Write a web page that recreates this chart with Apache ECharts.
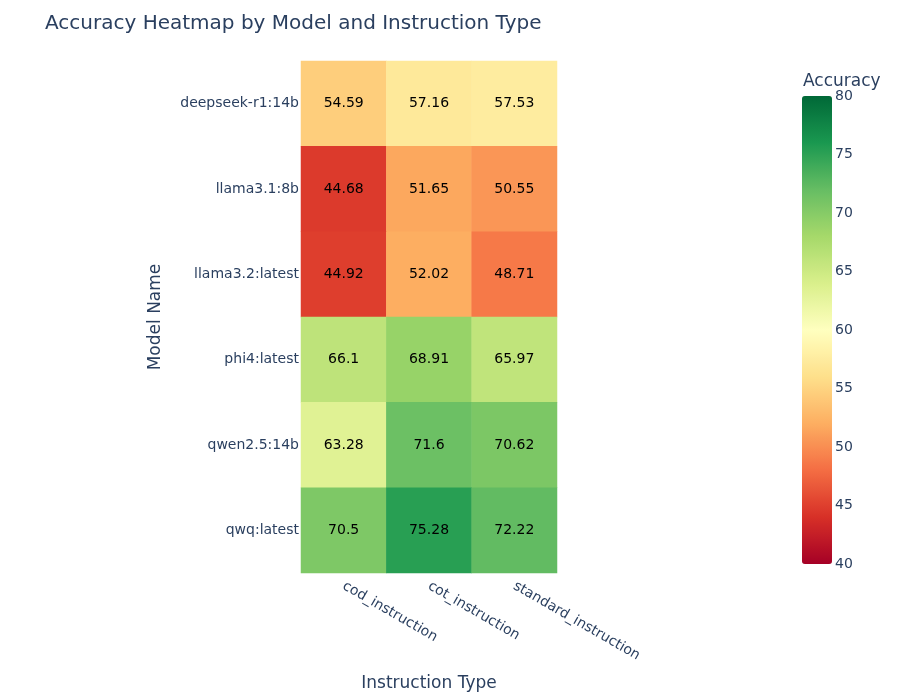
<!DOCTYPE html>
<html>
<head>
<meta charset="utf-8">
<script src="https://cdn.jsdelivr.net/npm/echarts@6/dist/echarts.min.js"></script>
<style>
  html, body { margin: 0; padding: 0; background: #fff; }
  #chartData { width: 900px; height: 700px; }
</style>
</head>
<body>
<div id="chartData"></div>
<script>
// 数据
var instructionTypes = ['cod_instruction', 'cot_instruction', 'standard_instruction'];
var modelNames = ['deepseek-r1:14b', 'llama3.1:8b', 'llama3.2:latest', 'phi4:latest', 'qwen2.5:14b', 'qwq:latest'];
// one row per model, columns follow instructionTypes
var accuracyRows = [
    [54.59, 57.16, 57.53],
    [44.68, 51.65, 50.55],
    [44.92, 52.02, 48.71],
    [66.1, 68.91, 65.97],
    [63.28, 71.6, 70.62],
    [70.5, 75.28, 72.22]
];
var colorbarTicks = [40, 45, 50, 55, 60, 65, 70, 75, 80];

// RdYlGn
var rdylgn = ['rgb(165,0,38)', 'rgb(215,48,39)', 'rgb(244,109,67)', 'rgb(253,174,97)',
    'rgb(254,224,139)', 'rgb(255,255,191)', 'rgb(217,239,139)', 'rgb(166,217,106)',
    'rgb(102,189,99)', 'rgb(26,152,80)', 'rgb(0,104,55)'];

var heatData = [];
for (var r = 0; r < accuracyRows.length; r++) {
    for (var c = 0; c < accuracyRows[r].length; c++) {
        heatData.push([c, r, accuracyRows[r][c]]);
    }
}

var textColor = '#2a3f5f';
var fontName = '"DejaVu Sans", Verdana, sans-serif';

var myChart = echarts.init(document.getElementById('chartData'));

var option = {
    textStyle: { fontFamily: fontName },
    animation: false,
    title: [{
        text: 'Accuracy Heatmap by Model and Instruction Type',
        left: 40,
        top: 9,
        textStyle: { fontFamily: fontName, fontSize: 20, fontWeight: 'normal', color: textColor }
    }, {
        text: 'Accuracy',
        left: 798,
        top: 68,
        textStyle: { fontFamily: fontName, fontSize: 17, fontWeight: 'normal', color: textColor }
    }],
    grid: [{
        left: 301, top: 61, width: 256, height: 512
    }, {
        left: 802, top: 96, width: 30, height: 468
    }],
    xAxis: [{
        type: 'category',
        gridIndex: 0,
        data: instructionTypes,
        name: 'Instruction Type',
        nameLocation: 'middle',
        nameGap: 102,
        nameTextStyle: { fontSize: 17, color: textColor },
        axisLine: { show: false },
        axisTick: { show: false },
        splitLine: { show: false },
        axisLabel: { rotate: -30, margin: 12, fontSize: 14, color: textColor, interval: 0 }
    }, {
        type: 'value',
        gridIndex: 1,
        show: false
    }],
    yAxis: [{
        type: 'category',
        gridIndex: 0,
        inverse: true,
        data: modelNames,
        name: 'Model Name',
        nameLocation: 'middle',
        nameGap: 137,
        nameRotate: 90,
        nameTextStyle: { fontSize: 17, color: textColor },
        axisLine: { show: false },
        axisTick: { show: false },
        splitLine: { show: false },
        axisLabel: { margin: 2, fontSize: 14, color: textColor }
    }, {
        // 色条刻度
        type: 'value',
        gridIndex: 1,
        position: 'right',
        min: colorbarTicks[0],
        max: colorbarTicks[colorbarTicks.length - 1],
        interval: 5,
        axisLine: { show: false },
        axisTick: { show: false },
        splitLine: { show: false },
        axisLabel: { margin: 3, fontSize: 14, color: textColor }
    }],
    visualMap: {
        type: 'continuous',
        min: 40,
        max: 80,
        calculable: false,
        realtime: false,
        showLabel: false,
        text: null,
        orient: 'vertical',
        left: 802,
        top: 96,
        itemWidth: 30,
        itemHeight: 468,
        padding: 0,
        seriesIndex: 0,
        inRange: { color: rdylgn }
    },
    series: [{
        type: 'heatmap',
        xAxisIndex: 0,
        yAxisIndex: 0,
        data: heatData,
        label: {
            show: true,
            color: '#000',
            fontSize: 14,
            fontFamily: fontName
        },
        itemStyle: { borderWidth: 0 },
        emphasis: { disabled: true }
    }]
};

myChart.setOption(option);
</script>
</body>
</html>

**PROBLEM REQUIREMENTS:** Set down the material exactly, every line of it, except for the pictures.

**RIGHT ANSWER:**
Write a web page that recreates this chart with Apache ECharts.
<!DOCTYPE html>
<html>
<head>
<meta charset="utf-8">
<script src="https://cdn.jsdelivr.net/npm/echarts@6/dist/echarts.min.js"></script>
<style>
  html, body { margin: 0; padding: 0; background: #fff; }
  #chartData { width: 900px; height: 700px; }
</style>
</head>
<body>
<div id="chartData"></div>
<script>
// 数据
var instructionTypes = ['cod_instruction', 'cot_instruction', 'standard_instruction'];
var modelNames = ['deepseek-r1:14b', 'llama3.1:8b', 'llama3.2:latest', 'phi4:latest', 'qwen2.5:14b', 'qwq:latest'];
// one row per model, columns follow instructionTypes
var accuracyRows = [
    [54.59, 57.16, 57.53],
    [44.68, 51.65, 50.55],
    [44.92, 52.02, 48.71],
    [66.1, 68.91, 65.97],
    [63.28, 71.6, 70.62],
    [70.5, 75.28, 72.22]
];
var colorbarTicks = [40, 45, 50, 55, 60, 65, 70, 75, 80];

// RdYlGn
var rdylgn = ['rgb(165,0,38)', 'rgb(215,48,39)', 'rgb(244,109,67)', 'rgb(253,174,97)',
    'rgb(254,224,139)', 'rgb(255,255,191)', 'rgb(217,239,139)', 'rgb(166,217,106)',
    'rgb(102,189,99)', 'rgb(26,152,80)', 'rgb(0,104,55)'];

var heatData = [];
for (var r = 0; r < accuracyRows.length; r++) {
    for (var c = 0; c < accuracyRows[r].length; c++) {
        heatData.push([c, r, accuracyRows[r][c]]);
    }
}

var textColor = '#2a3f5f';
var fontName = '"DejaVu Sans", Verdana, sans-serif';

var myChart = echarts.init(document.getElementById('chartData'));

var option = {
    textStyle: { fontFamily: fontName },
    animation: false,
    title: [{
        text: 'Accuracy Heatmap by Model and Instruction Type',
        left: 40,
        top: 9,
        textStyle: { fontFamily: fontName, fontSize: 20, fontWeight: 'normal', color: textColor }
    }, {
        text: 'Accuracy',
        left: 798,
        top: 68,
        textStyle: { fontFamily: fontName, fontSize: 17, fontWeight: 'normal', color: textColor }
    }],
    grid: [{
        left: 301, top: 61, width: 256, height: 512
    }, {
        left: 802, top: 96, width: 30, height: 468
    }],
    xAxis: [{
        type: 'category',
        gridIndex: 0,
        data: instructionTypes,
        name: 'Instruction Type',
        nameLocation: 'middle',
        nameGap: 102,
        nameTextStyle: { fontSize: 17, color: textColor },
        axisLine: { show: false },
        axisTick: { show: false },
        splitLine: { show: false },
        axisLabel: { rotate: -30, margin: 12, fontSize: 14, color: textColor, interval: 0 }
    }, {
        type: 'value',
        gridIndex: 1,
        show: false
    }],
    yAxis: [{
        type: 'category',
        gridIndex: 0,
        inverse: true,
        data: modelNames,
        name: 'Model Name',
        nameLocation: 'middle',
        nameGap: 137,
        nameRotate: 90,
        nameTextStyle: { fontSize: 17, color: textColor },
        axisLine: { show: false },
        axisTick: { show: false },
        splitLine: { show: false },
        axisLabel: { margin: 2, fontSize: 14, color: textColor }
    }, {
        // 色条刻度
        type: 'value',
        gridIndex: 1,
        position: 'right',
        min: colorbarTicks[0],
        max: colorbarTicks[colorbarTicks.length - 1],
        interval: 5,
        axisLine: { show: false },
        axisTick: { show: false },
        splitLine: { show: false },
        axisLabel: { margin: 3, fontSize: 14, color: textColor }
    }],
    visualMap: {
        type: 'continuous',
        min: 40,
        max: 80,
        calculable: false,
        realtime: false,
        showLabel: false,
        text: null,
        orient: 'vertical',
        left: 802,
        top: 96,
        itemWidth: 30,
        itemHeight: 468,
        padding: 0,
        seriesIndex: 0,
        inRange: { color: rdylgn }
    },
    series: [{
        type: 'heatmap',
        xAxisIndex: 0,
        yAxisIndex: 0,
        data: heatData,
        label: {
            show: true,
            color: '#000',
            fontSize: 14,
            fontFamily: fontName
        },
        itemStyle: { borderWidth: 0 },
        emphasis: { disabled: true }
    }]
};

myChart.setOption(option);
</script>
</body>
</html>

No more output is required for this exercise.